┌──

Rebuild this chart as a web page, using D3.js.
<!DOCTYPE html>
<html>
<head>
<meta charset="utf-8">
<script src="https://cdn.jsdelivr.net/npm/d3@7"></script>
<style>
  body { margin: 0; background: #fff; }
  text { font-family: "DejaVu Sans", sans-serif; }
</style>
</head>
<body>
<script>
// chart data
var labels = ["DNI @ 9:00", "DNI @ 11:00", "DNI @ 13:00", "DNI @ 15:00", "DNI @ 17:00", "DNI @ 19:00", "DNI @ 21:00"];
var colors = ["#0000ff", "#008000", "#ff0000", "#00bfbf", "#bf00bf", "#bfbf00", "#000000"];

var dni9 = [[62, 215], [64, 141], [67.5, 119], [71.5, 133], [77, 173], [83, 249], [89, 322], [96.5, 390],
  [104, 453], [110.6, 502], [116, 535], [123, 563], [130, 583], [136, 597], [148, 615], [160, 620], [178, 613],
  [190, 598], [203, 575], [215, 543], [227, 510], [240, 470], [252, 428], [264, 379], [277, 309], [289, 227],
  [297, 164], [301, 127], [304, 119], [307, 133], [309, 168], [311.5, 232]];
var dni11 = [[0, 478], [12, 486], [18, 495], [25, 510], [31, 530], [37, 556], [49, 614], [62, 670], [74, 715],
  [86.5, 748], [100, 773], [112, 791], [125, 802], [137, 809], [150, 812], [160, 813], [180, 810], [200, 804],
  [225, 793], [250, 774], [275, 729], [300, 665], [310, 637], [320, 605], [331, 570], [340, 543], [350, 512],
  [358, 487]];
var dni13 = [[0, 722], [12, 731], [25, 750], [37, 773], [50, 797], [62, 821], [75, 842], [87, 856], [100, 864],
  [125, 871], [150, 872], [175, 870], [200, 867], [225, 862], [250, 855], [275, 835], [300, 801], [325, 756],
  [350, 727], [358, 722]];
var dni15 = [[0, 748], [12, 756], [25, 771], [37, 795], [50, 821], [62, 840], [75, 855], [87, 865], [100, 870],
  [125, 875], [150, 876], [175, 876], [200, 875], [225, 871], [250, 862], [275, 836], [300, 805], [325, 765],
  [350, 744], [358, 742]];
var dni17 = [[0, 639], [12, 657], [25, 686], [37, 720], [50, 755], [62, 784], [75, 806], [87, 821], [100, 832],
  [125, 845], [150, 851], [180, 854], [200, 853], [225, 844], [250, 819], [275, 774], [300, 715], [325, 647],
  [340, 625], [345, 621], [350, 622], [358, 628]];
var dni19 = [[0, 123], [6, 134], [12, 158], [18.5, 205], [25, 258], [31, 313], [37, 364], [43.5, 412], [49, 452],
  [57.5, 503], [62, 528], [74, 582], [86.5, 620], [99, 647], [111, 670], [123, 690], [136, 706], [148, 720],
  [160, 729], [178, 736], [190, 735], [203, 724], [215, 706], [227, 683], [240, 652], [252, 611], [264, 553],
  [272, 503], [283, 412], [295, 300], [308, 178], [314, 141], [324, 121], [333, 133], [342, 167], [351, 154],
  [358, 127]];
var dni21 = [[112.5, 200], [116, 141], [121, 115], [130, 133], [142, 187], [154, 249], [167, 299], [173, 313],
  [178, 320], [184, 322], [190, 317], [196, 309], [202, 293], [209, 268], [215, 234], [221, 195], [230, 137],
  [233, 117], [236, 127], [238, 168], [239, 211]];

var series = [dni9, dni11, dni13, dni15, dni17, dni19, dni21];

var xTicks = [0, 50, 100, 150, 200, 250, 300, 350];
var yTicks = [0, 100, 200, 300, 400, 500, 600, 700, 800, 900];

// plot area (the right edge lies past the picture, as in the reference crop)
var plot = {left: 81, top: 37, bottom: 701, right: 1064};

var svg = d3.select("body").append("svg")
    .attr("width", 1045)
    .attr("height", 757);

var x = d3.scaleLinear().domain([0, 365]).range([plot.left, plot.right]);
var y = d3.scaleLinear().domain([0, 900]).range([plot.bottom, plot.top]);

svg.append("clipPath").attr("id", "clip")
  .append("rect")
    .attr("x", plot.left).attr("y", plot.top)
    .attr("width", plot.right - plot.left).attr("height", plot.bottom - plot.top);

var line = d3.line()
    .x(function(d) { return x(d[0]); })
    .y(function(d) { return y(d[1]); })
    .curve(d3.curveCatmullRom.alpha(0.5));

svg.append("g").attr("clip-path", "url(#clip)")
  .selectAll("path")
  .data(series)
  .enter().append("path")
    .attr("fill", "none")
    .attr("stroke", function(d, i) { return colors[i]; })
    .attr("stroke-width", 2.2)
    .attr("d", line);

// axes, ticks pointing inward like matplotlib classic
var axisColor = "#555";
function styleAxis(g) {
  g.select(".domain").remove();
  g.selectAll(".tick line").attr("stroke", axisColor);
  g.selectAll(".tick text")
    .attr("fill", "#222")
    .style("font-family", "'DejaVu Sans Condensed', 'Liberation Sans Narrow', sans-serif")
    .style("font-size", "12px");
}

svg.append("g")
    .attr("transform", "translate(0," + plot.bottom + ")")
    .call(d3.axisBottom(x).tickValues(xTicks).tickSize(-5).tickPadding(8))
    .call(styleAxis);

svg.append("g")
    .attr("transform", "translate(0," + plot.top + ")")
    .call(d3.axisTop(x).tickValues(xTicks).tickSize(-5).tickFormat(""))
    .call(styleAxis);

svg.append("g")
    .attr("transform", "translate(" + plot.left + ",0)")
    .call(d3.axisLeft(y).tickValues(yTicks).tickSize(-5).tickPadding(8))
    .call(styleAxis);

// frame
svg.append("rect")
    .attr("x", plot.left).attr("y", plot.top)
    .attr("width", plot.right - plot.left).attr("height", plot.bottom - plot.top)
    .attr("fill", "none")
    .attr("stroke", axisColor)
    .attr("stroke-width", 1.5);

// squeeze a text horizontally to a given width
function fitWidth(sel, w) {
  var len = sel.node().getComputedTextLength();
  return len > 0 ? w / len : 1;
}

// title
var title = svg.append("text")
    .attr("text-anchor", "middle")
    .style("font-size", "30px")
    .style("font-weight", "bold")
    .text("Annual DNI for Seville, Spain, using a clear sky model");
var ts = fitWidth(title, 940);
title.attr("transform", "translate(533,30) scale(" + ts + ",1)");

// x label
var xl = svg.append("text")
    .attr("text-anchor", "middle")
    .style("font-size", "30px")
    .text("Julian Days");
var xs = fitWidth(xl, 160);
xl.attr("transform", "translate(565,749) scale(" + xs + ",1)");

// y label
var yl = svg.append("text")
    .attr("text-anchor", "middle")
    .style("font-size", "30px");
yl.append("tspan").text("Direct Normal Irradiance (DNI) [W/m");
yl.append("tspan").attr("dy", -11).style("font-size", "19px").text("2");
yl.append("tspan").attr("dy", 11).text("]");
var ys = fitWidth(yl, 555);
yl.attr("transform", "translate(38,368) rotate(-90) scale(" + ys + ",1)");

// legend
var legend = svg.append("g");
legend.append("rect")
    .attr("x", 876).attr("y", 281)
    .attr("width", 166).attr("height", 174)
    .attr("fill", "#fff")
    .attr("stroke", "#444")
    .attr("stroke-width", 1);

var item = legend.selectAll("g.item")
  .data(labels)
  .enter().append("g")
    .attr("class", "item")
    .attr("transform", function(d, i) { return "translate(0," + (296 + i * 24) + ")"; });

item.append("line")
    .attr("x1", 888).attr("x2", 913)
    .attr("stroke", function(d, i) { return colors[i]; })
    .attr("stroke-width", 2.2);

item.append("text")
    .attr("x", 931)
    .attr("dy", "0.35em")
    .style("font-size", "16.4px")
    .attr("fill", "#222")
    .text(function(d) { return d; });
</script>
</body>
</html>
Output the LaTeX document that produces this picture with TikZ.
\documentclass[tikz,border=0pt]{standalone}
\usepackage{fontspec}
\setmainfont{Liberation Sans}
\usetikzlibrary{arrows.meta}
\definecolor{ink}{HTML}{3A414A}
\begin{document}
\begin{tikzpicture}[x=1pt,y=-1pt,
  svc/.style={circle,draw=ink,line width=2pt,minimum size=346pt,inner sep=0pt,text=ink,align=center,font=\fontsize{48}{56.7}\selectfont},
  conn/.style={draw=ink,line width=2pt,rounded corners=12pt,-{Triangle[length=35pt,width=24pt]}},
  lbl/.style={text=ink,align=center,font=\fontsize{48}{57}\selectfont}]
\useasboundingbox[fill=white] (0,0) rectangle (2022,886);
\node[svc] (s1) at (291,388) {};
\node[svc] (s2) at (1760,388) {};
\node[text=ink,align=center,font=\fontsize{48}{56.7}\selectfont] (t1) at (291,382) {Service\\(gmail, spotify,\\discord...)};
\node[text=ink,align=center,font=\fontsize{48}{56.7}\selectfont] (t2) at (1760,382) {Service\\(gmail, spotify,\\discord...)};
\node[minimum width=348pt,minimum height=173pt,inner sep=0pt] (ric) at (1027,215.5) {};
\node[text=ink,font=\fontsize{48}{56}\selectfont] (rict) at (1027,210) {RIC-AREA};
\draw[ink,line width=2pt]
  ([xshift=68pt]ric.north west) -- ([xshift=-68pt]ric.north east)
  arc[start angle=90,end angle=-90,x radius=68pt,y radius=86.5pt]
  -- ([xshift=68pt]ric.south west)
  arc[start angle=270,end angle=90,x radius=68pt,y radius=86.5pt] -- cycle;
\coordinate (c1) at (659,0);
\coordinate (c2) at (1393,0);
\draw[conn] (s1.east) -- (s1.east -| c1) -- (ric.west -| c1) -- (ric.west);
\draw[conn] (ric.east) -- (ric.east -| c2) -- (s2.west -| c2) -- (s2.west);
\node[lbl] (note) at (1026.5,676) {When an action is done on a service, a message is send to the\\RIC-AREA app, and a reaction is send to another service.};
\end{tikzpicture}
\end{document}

└──

## WHAT IS ASKED
Beginning at the line where "Output the LaTeX" appears, extract each line through the end of the data above; keep them exact and include nothing else.

## EXERCISE ANSWER
Output the LaTeX document that produces this picture with TikZ.
\documentclass[tikz,border=0pt]{standalone}
\usepackage{fontspec}
\setmainfont{Liberation Sans}
\usetikzlibrary{arrows.meta}
\definecolor{ink}{HTML}{3A414A}
\begin{document}
\begin{tikzpicture}[x=1pt,y=-1pt,
  svc/.style={circle,draw=ink,line width=2pt,minimum size=346pt,inner sep=0pt,text=ink,align=center,font=\fontsize{48}{56.7}\selectfont},
  conn/.style={draw=ink,line width=2pt,rounded corners=12pt,-{Triangle[length=35pt,width=24pt]}},
  lbl/.style={text=ink,align=center,font=\fontsize{48}{57}\selectfont}]
\useasboundingbox[fill=white] (0,0) rectangle (2022,886);
\node[svc] (s1) at (291,388) {};
\node[svc] (s2) at (1760,388) {};
\node[text=ink,align=center,font=\fontsize{48}{56.7}\selectfont] (t1) at (291,382) {Service\\(gmail, spotify,\\discord...)};
\node[text=ink,align=center,font=\fontsize{48}{56.7}\selectfont] (t2) at (1760,382) {Service\\(gmail, spotify,\\discord...)};
\node[minimum width=348pt,minimum height=173pt,inner sep=0pt] (ric) at (1027,215.5) {};
\node[text=ink,font=\fontsize{48}{56}\selectfont] (rict) at (1027,210) {RIC-AREA};
\draw[ink,line width=2pt]
  ([xshift=68pt]ric.north west) -- ([xshift=-68pt]ric.north east)
  arc[start angle=90,end angle=-90,x radius=68pt,y radius=86.5pt]
  -- ([xshift=68pt]ric.south west)
  arc[start angle=270,end angle=90,x radius=68pt,y radius=86.5pt] -- cycle;
\coordinate (c1) at (659,0);
\coordinate (c2) at (1393,0);
\draw[conn] (s1.east) -- (s1.east -| c1) -- (ric.west -| c1) -- (ric.west);
\draw[conn] (ric.east) -- (ric.east -| c2) -- (s2.west -| c2) -- (s2.west);
\node[lbl] (note) at (1026.5,676) {When an action is done on a service, a message is send to the\\RIC-AREA app, and a reaction is send to another service.};
\end{tikzpicture}
\end{document}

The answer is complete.